Bread And Roses (1999) :: Synopsis

"Bread And Roses started at a bus stop. It was about 2.30 in the morning. Suddenly I was surrounded by animated accents from Mexico, Honduras, El Salvador and Nicaragua. Mostly women. We got chatting. They worked as cleaners for bankers, insurance companies, lawyers and Hollywood agents in some of the most prestigious offices in Los Angeles. They made a strong impression in their uniforms as if descending like some army in the night," recalls scriptwriter Paul Laverty. Laverty was in Los Angeles, according to Ken Loach, "supposedly going to university but clearly doing something else, spending his time with troublemakers."

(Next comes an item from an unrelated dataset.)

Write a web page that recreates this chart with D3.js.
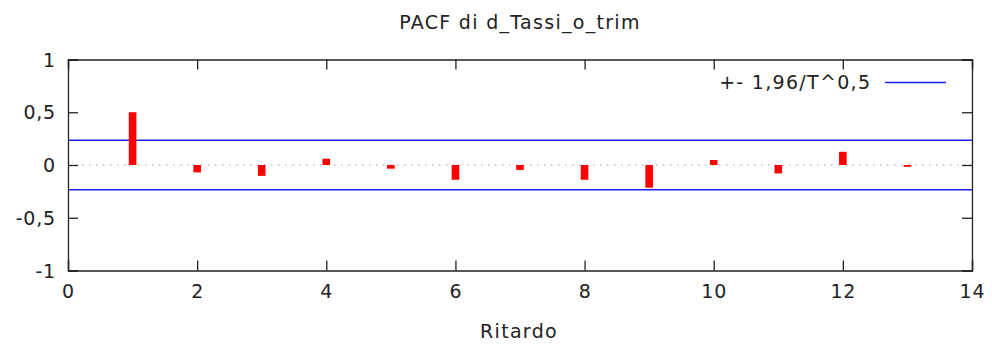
<!DOCTYPE html>
<html><head><meta charset="utf-8">
<script src="https://cdn.jsdelivr.net/npm/d3@7"></script>
<style>body{margin:0;background:#fff;} text{font-family:"DejaVu Sans",Verdana,sans-serif;fill:#222;}</style>
</head><body><svg id="c" width="992" height="344"></svg>
<script>
const lags = [1,2,3,4,5,6,7,8,9,10,11,12,13];
const pacf = [0.50,-0.07,-0.103,0.06,-0.035,-0.14,-0.047,-0.14,-0.215,0.047,-0.08,0.125,-0.017];
const bound = 0.234;
const xTicks = [0,2,4,6,8,10,12,14];
const yTicks = [-1,-0.5,0,0.5,1];
const title = "PACF di d_Tassi_o_trim";
const xLabel = "Ritardo";
const legendLabel = "+- 1,96/T^0,5";

const svg = d3.select("#c");
const L=68, R=972, T=59.5, B=270.5;
const x = d3.scaleLinear().domain([0,14]).range([L,R]);
const y = d3.scaleLinear().domain([-1,1]).range([B,T]);
const fmt = v => String(v).replace(".", ",");
const fs = 19, ls = "1.3px";

// zero line
svg.append("line").attr("x1",L).attr("x2",R).attr("y1",y(0)).attr("y2",y(0))
  .attr("stroke","#a0a0a0").attr("stroke-width",1.2).attr("stroke-dasharray","1.5,5.5");

// bounds
[bound,-bound].forEach(b=>{
  svg.append("line").attr("x1",L).attr("x2",R).attr("y1",y(b)).attr("y2",y(b))
    .attr("stroke","#2020ff").attr("stroke-width",1.4);
});

// bars
svg.selectAll("rect.bar").data(lags).enter().append("rect").attr("class","bar")
  .attr("x",d=>x(d)-3.8).attr("width",7.6)
  .attr("y",(d,i)=>y(Math.max(0,pacf[i])))
  .attr("height",(d,i)=>Math.abs(y(pacf[i])-y(0)))
  .attr("fill","#ff0000");

// axes (inward ticks, mirrored)
const tl = 10;
const gB = svg.append("g").attr("transform",`translate(0,${B})`)
  .call(d3.axisBottom(x).tickValues(xTicks).tickSize(-tl).tickPadding(14).tickFormat(d=>d));
const gT = svg.append("g").attr("transform",`translate(0,${T})`)
  .call(d3.axisTop(x).tickValues(xTicks).tickSize(-tl).tickFormat(""));
const gL = svg.append("g").attr("transform",`translate(${L},0)`)
  .call(d3.axisLeft(y).tickValues(yTicks).tickSize(-tl).tickPadding(12).tickFormat(fmt));
const gR = svg.append("g").attr("transform",`translate(${R},0)`)
  .call(d3.axisRight(y).tickValues(yTicks).tickSize(-tl).tickFormat(""));
[gB,gT,gL,gR].forEach(g=>{
  g.select(".domain").attr("stroke","#222").attr("stroke-width",1.3);
  g.selectAll(".tick line").attr("stroke","#222").attr("stroke-width",1.3);
  g.selectAll(".tick text").attr("font-family","DejaVu Sans").attr("font-size",fs)
    .attr("fill","#222").style("letter-spacing","0.8px");
});
gB.selectAll(".tick text").attr("dy","0.71em");
gL.selectAll(".tick text").attr("dy","0.35em");

// title & labels
svg.append("text").attr("x",520).attr("y",29).attr("text-anchor","middle")
  .attr("font-size",fs).style("letter-spacing",ls).text(title);
svg.append("text").attr("x",519).attr("y",338).attr("text-anchor","middle")
  .attr("font-size",fs).style("letter-spacing",ls).text(xLabel);

// legend
svg.append("text").attr("x",871.3).attr("y",89).attr("text-anchor","end")
  .attr("font-size",fs).style("letter-spacing",ls).text(legendLabel);
svg.append("line").attr("x1",885).attr("x2",946).attr("y1",82.5).attr("y2",82.5)
  .attr("stroke","#2020ff").attr("stroke-width",1.4);
</script></body></html>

Towards the end of 1994 Loach was editing Land And Freedom. Laverty kept in touch and in one of his letters he mentioned the Justice for Janitors campaign. "Several things struck me about them," Laverty remembers. "They were irreverent and had lots of energy. They also made me laugh with their stories but there was a real sense of direction about their efforts. Creative alliances were being formed with grass-root organizations, students and churches coming together with the cleaners. There was a sense of an entire community challenging corporate power. No Justice No Peace was central to their organising drive."

Loach was at once as enthusiastic as Laverty about the subject. First of all this was because the story took place in the United States, where he hadn't worked before, "and I thought I should have a go before hanging up the viewfinder. It was also in the city which is the home of pictures and yet it was about a kind of parallel world, a complete other world that existed side by side with the movie world. It was about organising immigrant workers, Spanish speakers, very vulnerable, easily exploited and yet they managed to get over it. And having worked on the film in Nicaragua this seemed another element in the same wider story, the relationship between the US and countries that are essentially its colonies, not formally colonies but in practice they are colonies economically and culturally."

The opening sequences of the film show Maya crossing the frontier with other Mexicans, with two coyotes as guides - essential links in the lucrative human traffic across Mexico's frontier with the USA. Maya, and with her the audience, gradually discover the other Los Angeles, this immense "invisible" mainly Latin immigrant community. These are people who travel by bus in LA, who stand on street corners like the day labourers to get work - the people who do the worst jobs and get the worst wages.

"Spending time with organisers I soon realised they faced an enormous task," says Laverty. "Many workers didn't speak English and arrived there illegally. Cleaning companies threatened them not only with dismissal but deportation from the US. On top of that many workers had two jobs, sometimes three if you include the weekend. They were exhausted. That plus family commitments made organising incredibly difficult. For good objective reasons many workers were too scared to get involved. For very good reasons too many workers were desperate to change terrible working conditions. It's a dramatic choice."

Maya is rebellious, a troublemaker who, as her sister Rosa reproaches her, is incapable of keeping her mouth shut. Her arrival threatens to upset the precarious equilibrium of Rosa and her family. To make matters worse, the appearance of Sam urging them to take part in the campaign pushes the sisters to the two extremes of the alternative mentioned by Laverty.

But Maya's journey is not only a journey into the family's past, into Rosa's past, about which she knows nothing. Thus through the two sisters the film explores the complex world of family relationships.

"The world siblings share is often riddled with a complexity which is hard to fathom. Secrets can fester. Loyalty and deep-seated jealousy can often sit side by side. Maya and Rosa, given their respective histories and personalities, make for a powerful cocktail where tempers must, at some point, boil over. But," Laverty insists, "I like them both!"